K. Warzycha: „Widzew potrafi grać w piłkę”
16 lipca 2017, 17:44 | Autor: RyanTrener Ruchu Chorzów po sobotnim sparingu miał nietęgą minę. Podopieczni Krzysztofa Warzychy zagrali słabe zawody, a szkoleniowiec największe pretensje miał do nich nie o wynik, a o podejście do samego meczu. W szatni „Niebieskich” musiało być gorąco.
W rozmowie z widzew.com, opiekun chorzowian stwierdził, że z takim zaangażowaniem jego zespół może mieć w I lidze spore kłopoty. „Nie ma co patrzeć na wynik. Martwi mnie co innego, o czym mówiłem już chłopakom w czasie przerwy – podejście do tego meczu. Obojętnie czy się gra się sparing z drużyną ekstraklasową, pierwszoligową czy trzecioligową, to trzeba podejść do spotkania poważnie. Postawa mojego zespołu w dzisiejszym meczu była nie taka, jak sobie zakładaliśmy. Jeżeli będziemy wyglądać tak na boiskach pierwszej ligi, to o punkty będzie bardzo trudno” – ocenił Warzycha.
Po spadku z Ekstraklasy w śląskiej drużynie doszło do rewolucji kadrowej. Trwa budowa nowej jedenastki. „Wszyscy wiedzą, jaką mamy sytuację. Gramy juniorami. Zostało kilku zawodników z poprzedniego sezonu. Jest to nowa, młoda drużyna. Błędy w taktyce i ustawieniu jeszcze się zdarzają, ale to można poprawić. Martwi mnie to podejście do meczu” – mówił trener Ruchu.

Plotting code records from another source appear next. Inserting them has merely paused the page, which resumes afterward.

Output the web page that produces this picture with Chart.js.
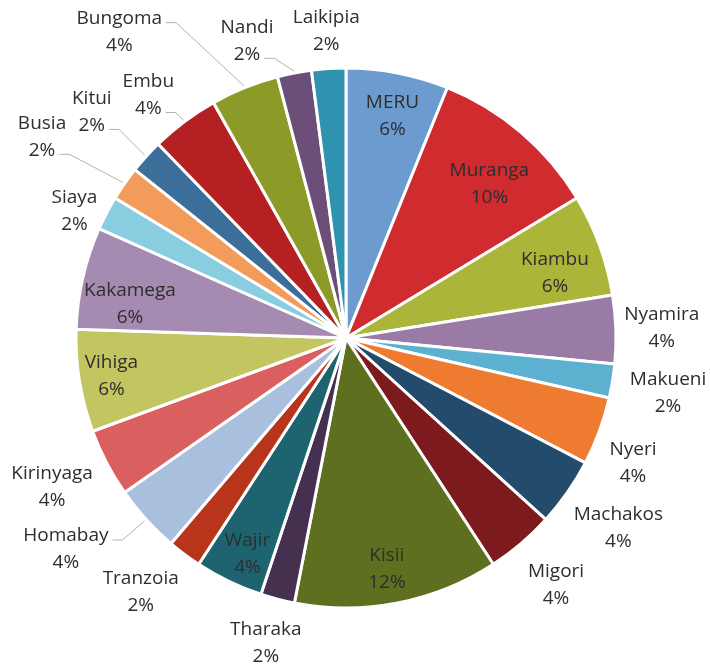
<!DOCTYPE html>
<html>
<head>
<meta charset="utf-8">
<script src="https://cdn.jsdelivr.net/npm/chart.js@4.4.1/dist/chart.umd.min.js"></script>
<style>
  body { margin: 0; background: #fff; }
  canvas { display: block; }
</style>
</head>
<body>
<canvas id="piechart" width="710" height="664"></canvas>
<script>
// counties clockwise from 12 o'clock, respondent counts (49 in all)
const counties = ["MERU", "Muranga", "Kiambu", "Nyamira", "Makueni", "Nyeri", "Machakos", "Migori",
    "Kisii", "Tharaka", "Wajir", "Tranzoia", "Homabay", "Kirinyaga", "Vihiga", "Kakamega",
    "Siaya", "Busia", "Kitui", "Embu", "Bungoma", "Nandi", "Laikipia"];
const counts = [3, 5, 3, 2, 1, 2, 2, 2, 6, 1, 2, 1, 2, 2, 3, 3, 1, 1, 1, 2, 2, 1, 1];

const sliceColors = ["#6b9bcf", "#d02b2e", "#abb53a", "#997ba6", "#5cb1d1", "#ef7b31", "#234c6c", "#7c1a1e",
    "#5e6f20", "#45304f", "#1e6470", "#b8341b", "#a9bfde", "#d9605e", "#c3c561", "#a58bb1",
    "#88cde0", "#f29b5b", "#3b6f9a", "#b52023", "#8c9b27", "#6b4f78", "#2f93b0"];

// label block centre: distance (x radius) and turn (degrees) from slice middle
const labelDist = [0.84, 0.78, 0.81, 1.17, 1.21, 1.16, 1.23, 1.20, 0.87, 1.17, 0.88, 1.21,
    1.30, 1.22, 0.88, 0.81, 1.11, 1.35, 1.26, 1.16, 1.41, 1.16, 1.14];
const labelTurn = [0.8, 2.5, 3, 0, 0.5, 3.4, 0, 0, 1, 0, -1.2, 2.2,
    5.2, 0.7, 0, -3.9, -2.5, -1.4, -0.6, -2.4, -14.5, -7.4, 0];
// which labels get a leader line back to their slice
const labelLeader = [0, 0, 0, 0, 0, 0, 0, 0, 0, 0, 0, 0,
    1, 0, 0, 0, 0, 1, 1, 1, 1, 1, 0];

const labelFont = '19px "Open Sans"';
const lineGap = 27;

const sliceLabels = {
    id: 'sliceLabels',
    afterDatasetsDraw(chart) {
        const ctx = chart.ctx;
        const meta = chart.getDatasetMeta(0);
        const total = counts.reduce((a, b) => a + b, 0);
        ctx.save();
        ctx.font = labelFont;
        ctx.textAlign = 'center';
        ctx.textBaseline = 'middle';
        meta.data.forEach((arc, i) => {
            const p = arc.getProps(['x', 'y', 'startAngle', 'endAngle', 'outerRadius'], true);
            const mid = (p.startAngle + p.endAngle) / 2;
            const ang = mid + labelTurn[i] * Math.PI / 180;
            const cx = p.x + Math.cos(ang) * p.outerRadius * labelDist[i];
            const cy = p.y + Math.sin(ang) * p.outerRadius * labelDist[i];
            const lines = [counties[i], Math.round(counts[i] / total * 100) + '%'];
            const ys = [cy - lineGap / 2, cy + lineGap / 2];

            if (labelLeader[i]) {
                const ax = p.x + Math.cos(mid) * (p.outerRadius + 2);
                const ay = p.y + Math.sin(mid) * (p.outerRadius + 2);
                const side = ax < cx ? -1 : 1;
                // attach to whichever text line ends nearest the slice
                let best = null;
                lines.forEach((t, k) => {
                    const w = ctx.measureText(t).width;
                    const ex = cx + side * (w / 2 + 4);
                    const ey = ys[k] + 4;
                    const d = Math.hypot(ax - ex, ay - ey);
                    if (!best || d < best.d) best = {x: ex, y: ey, d: d};
                });
                ctx.strokeStyle = '#b8b0a8';
                ctx.lineWidth = 1;
                ctx.beginPath();
                ctx.moveTo(best.x, best.y);
                ctx.lineTo(best.x + side * 10, best.y);
                ctx.lineTo(ax, ay);
                ctx.stroke();
            }

            ctx.fillStyle = '#2e2e2e';
            lines.forEach((t, k) => ctx.fillText(t, cx, ys[k]));
        });
        ctx.restore();
    }
};

new Chart(document.getElementById('piechart'), {
    type: 'pie',
    data: {
        labels: counties,
        datasets: [{
            data: counts,
            backgroundColor: sliceColors,
            borderColor: '#ffffff',
            borderWidth: 3,
            hoverOffset: 0,
            offset: 0
        }]
    },
    options: {
        responsive: false,
        animation: false,
        layout: {
            padding: {left: 74.5, top: 66.5, right: 92.5, bottom: 54.5}
        },
        plugins: {
            legend: {display: false},
            tooltip: {enabled: false}
        }
    },
    plugins: [sliceLabels]
});
</script>
</body>
</html>
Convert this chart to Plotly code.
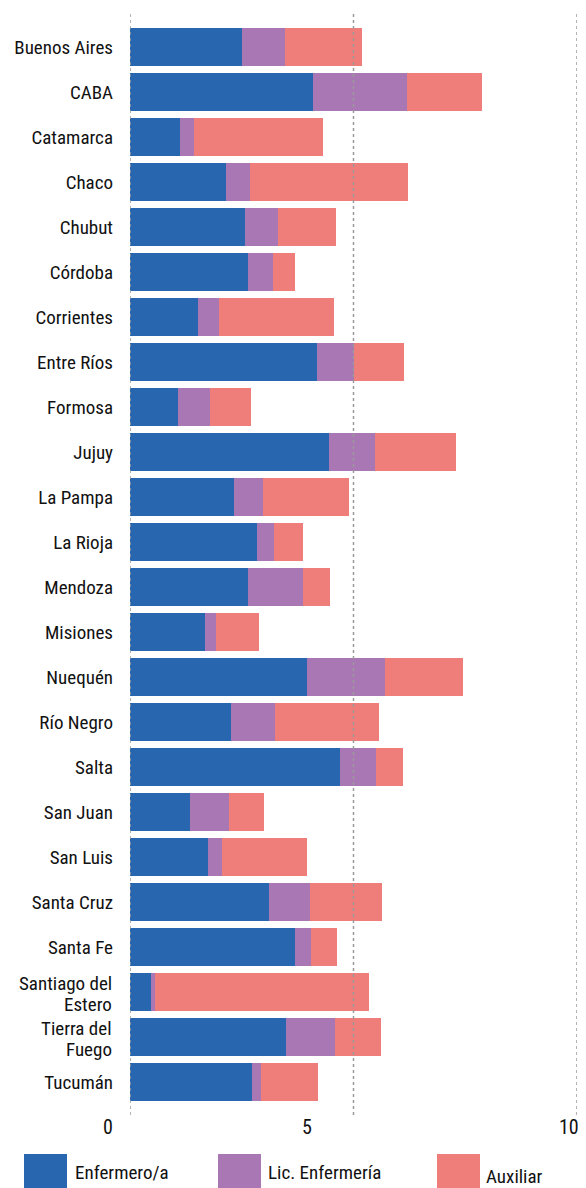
import plotly.graph_objects as go

provinces = ["Buenos Aires", "CABA", "Catamarca", "Chaco", "Chubut", "Córdoba",
             "Corrientes", "Entre Ríos", "Formosa", "Jujuy", "La Pampa", "La Rioja",
             "Mendoza", "Misiones", "Nuequén", "Río Negro", "Salta", "San Juan",
             "San Luis", "Santa Cruz", "Santa Fe", "Santiago del Estero",
             "Tierra del Fuego", "Tucumán"]
# provinces whose label is written on two lines
two_line_labels = {"Santiago del Estero": ["Santiago del", "Estero"],
                   "Tierra del Fuego": ["Tierra del", "Fuego"]}

enfermero = [2.51, 4.10, 1.12, 2.15, 2.58, 2.65, 1.52, 4.19, 1.08, 4.46, 2.33, 2.83,
             2.65, 1.68, 3.97, 2.26, 4.69, 1.35, 1.75, 3.12, 3.68, 0.47, 3.48, 2.74]
lic_enfermeria = [0.96, 2.09, 0.31, 0.54, 0.74, 0.56, 0.47, 0.81, 0.72, 1.03, 0.65, 0.40,
                  1.21, 0.25, 1.73, 0.99, 0.81, 0.87, 0.31, 0.90, 0.36, 0.09, 1.10, 0.20]
auxiliar = [1.73, 1.68, 2.89, 3.54, 1.28, 0.47, 2.58, 1.12, 0.90, 1.80, 1.93, 0.65,
            0.61, 0.96, 1.75, 2.31, 0.60, 0.78, 1.91, 1.61, 0.60, 4.78, 1.03, 1.26]

series_names = ["Enfermero/a", "Lic. Enfermería", "Auxiliar"]
series_colors = ["#2966b0", "#a977b4", "#ef7d7a"]
x_ticks = [0, 5, 10]
x_tick_labels = ["0", "5", "10"]

# page body has an 8px margin: figure pixel = screen pixel - 8
OFF = 8
WIN_W, WIN_H = 586, 1188
W, H = WIN_W - OFF, WIN_H - OFF
PLOT_L, PLOT_R, PLOT_T, PLOT_B = 130, 577, 12, 1115   # screen pixels
ML, MT = PLOT_L - OFF, PLOT_T - OFF
MR, MB = W - (PLOT_R - OFF), H - (PLOT_B - OFF)
PW, PH = PLOT_R - PLOT_L, PLOT_B - PLOT_T

def px(X):
    return (X - PLOT_L) / PW

def py(Y):
    return (PLOT_B - Y) / PH

FONT = "Liberation Sans Narrow, Roboto Condensed, Roboto, sans-serif"
TXT = "#111111"

fig = go.Figure()
for name, vals, col in zip(series_names, [enfermero, lic_enfermeria, auxiliar], series_colors):
    fig.add_trace(go.Bar(
        y=provinces, x=vals, name=name, orientation="h",
        marker=dict(color=col, line=dict(width=0)),
        showlegend=False,
    ))

shapes = []
for t in x_ticks:
    shapes.append(dict(type="line", xref="x", yref="paper", x0=t, x1=t, y0=0, y1=1,
                       line=dict(color="#9a9a9a", width=1.5, dash="dot"), layer="above"))

annotations = []
tick_px = [108, 307, 569]
for X, lab in zip(tick_px, x_tick_labels):
    annotations.append(dict(text=lab, xref="paper", yref="paper", x=px(X), y=py(1127),
                            xanchor="center", yanchor="middle", showarrow=False,
                            font=dict(family=FONT, size=20, color=TXT)))

# two-line category labels with tight line spacing
for cat, lines in two_line_labels.items():
    for line, shift in zip(lines, [9, -12]):
        annotations.append(dict(text=line, xref="paper", yref="y", x=px(114), y=cat,
                                yshift=shift, xanchor="right", yanchor="middle",
                                showarrow=False, font=dict(family=FONT, size=19, color=TXT)))

# manual legend
box_x = [24, 218, 437]
text_x = [73, 266, 484]
text_y = [1172, 1172, 1176]
for bx, tx, ty, name, col in zip(box_x, text_x, text_y, series_names, series_colors):
    shapes.append(dict(type="rect", xref="paper", yref="paper",
                       x0=px(bx), x1=px(bx + 43), y0=py(1154), y1=py(1196),
                       fillcolor=col, line=dict(width=0), layer="above"))
    annotations.append(dict(text=name, xref="paper", yref="paper", x=px(tx), y=py(ty),
                            xanchor="left", yanchor="middle", showarrow=False,
                            font=dict(family=FONT, size=19, color=TXT)))

tick_text = ["" if p in two_line_labels else p for p in provinces]

fig.update_layout(
    width=W, height=H,
    margin=dict(l=ML, r=MR, t=MT, b=MB),
    barmode="stack", bargap=0.156,
    plot_bgcolor="white", paper_bgcolor="white",
    font=dict(family=FONT, size=19, color=TXT),
    xaxis=dict(range=[0, 10], showgrid=False, zeroline=False, showticklabels=False,
               showline=False, ticks="", fixedrange=True),
    yaxis=dict(type="category", categoryorder="array", categoryarray=provinces,
               tickmode="array", tickvals=provinces, ticktext=tick_text,
               range=[len(provinces) - 1 + 0.733, -0.778], showgrid=False, zeroline=False,
               showline=False, ticks="", ticklabelstandoff=16,
               tickfont=dict(family=FONT, size=19, color=TXT)),
    shapes=shapes,
    annotations=annotations,
)

fig.write_html("out.html")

Zdaniem byłego napastnika Panathinaikosu Ateny widzewiacy będą w sezonie 2017/2018 faworytem w walce o awans do II ligi. „Wydaje mi się, że Widzew jest na dobrej drodze. Potrafią grać w piłkę. Wydaje mi się, że zbyt wielu zmian w ciągu lata nie było w tej drużynie” – powiedział klubowej witrynie.